Дальше идет рассказ и еще о нескольких мытарствах по крестьянским избам; в результате то же самое, то есть ничего, или, вернее, один вопрос: почему же эта просветительная и гуманная попытка графа Толстого окончилась так неудачно? Писарев решает вопрос просто: “Юный помещик, – говорит он, – самым добросовестным образом старается слить вино новое в меха старые, – задача неисполнимая: меха ползут врозь, и вино проливается на пол, или, говоря без метафор, новая гуманность пропадает без пользы и даже приносит вред (мужички распустились), когда приходит в соприкосновение со старыми формами крепостного быта”.

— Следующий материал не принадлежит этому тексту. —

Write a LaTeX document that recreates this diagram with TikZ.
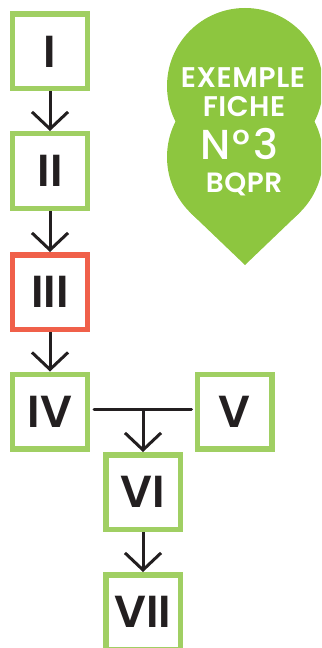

Эта общая причина настолько понятна, что нечего о ней и распространяться. Филантропия в отношении к крепостному бесправному мужику, настоенная на барских дрожжах и идеях просветительной литературы, никогда никакого проку не приносила, да и не могла принести. Но есть еще и частная причина. Толстому едва исполнилось двадцать лет, и, говоря его собственными словами, он “слишком сильно сознавал в себе присутствие всемогущего бога молодости, эту способность превратиться в одно желание, в одну мысль, способность захотеть и сделать – броситься головой вниз в бездонную пропасть, не сознавая за что, не зная зачем. Я носил в себе это сознание, был горд им и, не зная этого, был счастлив им”. В личной жизни Толстого только что начинался тот период, который Гете так метко назвал “Die Wanderjahre” – годы странствий, и на самом деле скоро мы увидим его на Кавказе, под Севастополем, в Москве, Петербурге, Самаре, за границей. Не могла же барская филантропия, к тому же очевидно бесплодная, наполнить его существа и бытия. Не исчезло еще и желание закончить университетский курс, почему в 1847 году Толстой едет в Петербург, начинает держать экзамен, но, сдавши два или три, возвращается в свою любимую Ясную Поляну, где его ожидает охота, чистый воздух, семья и много других развлечений.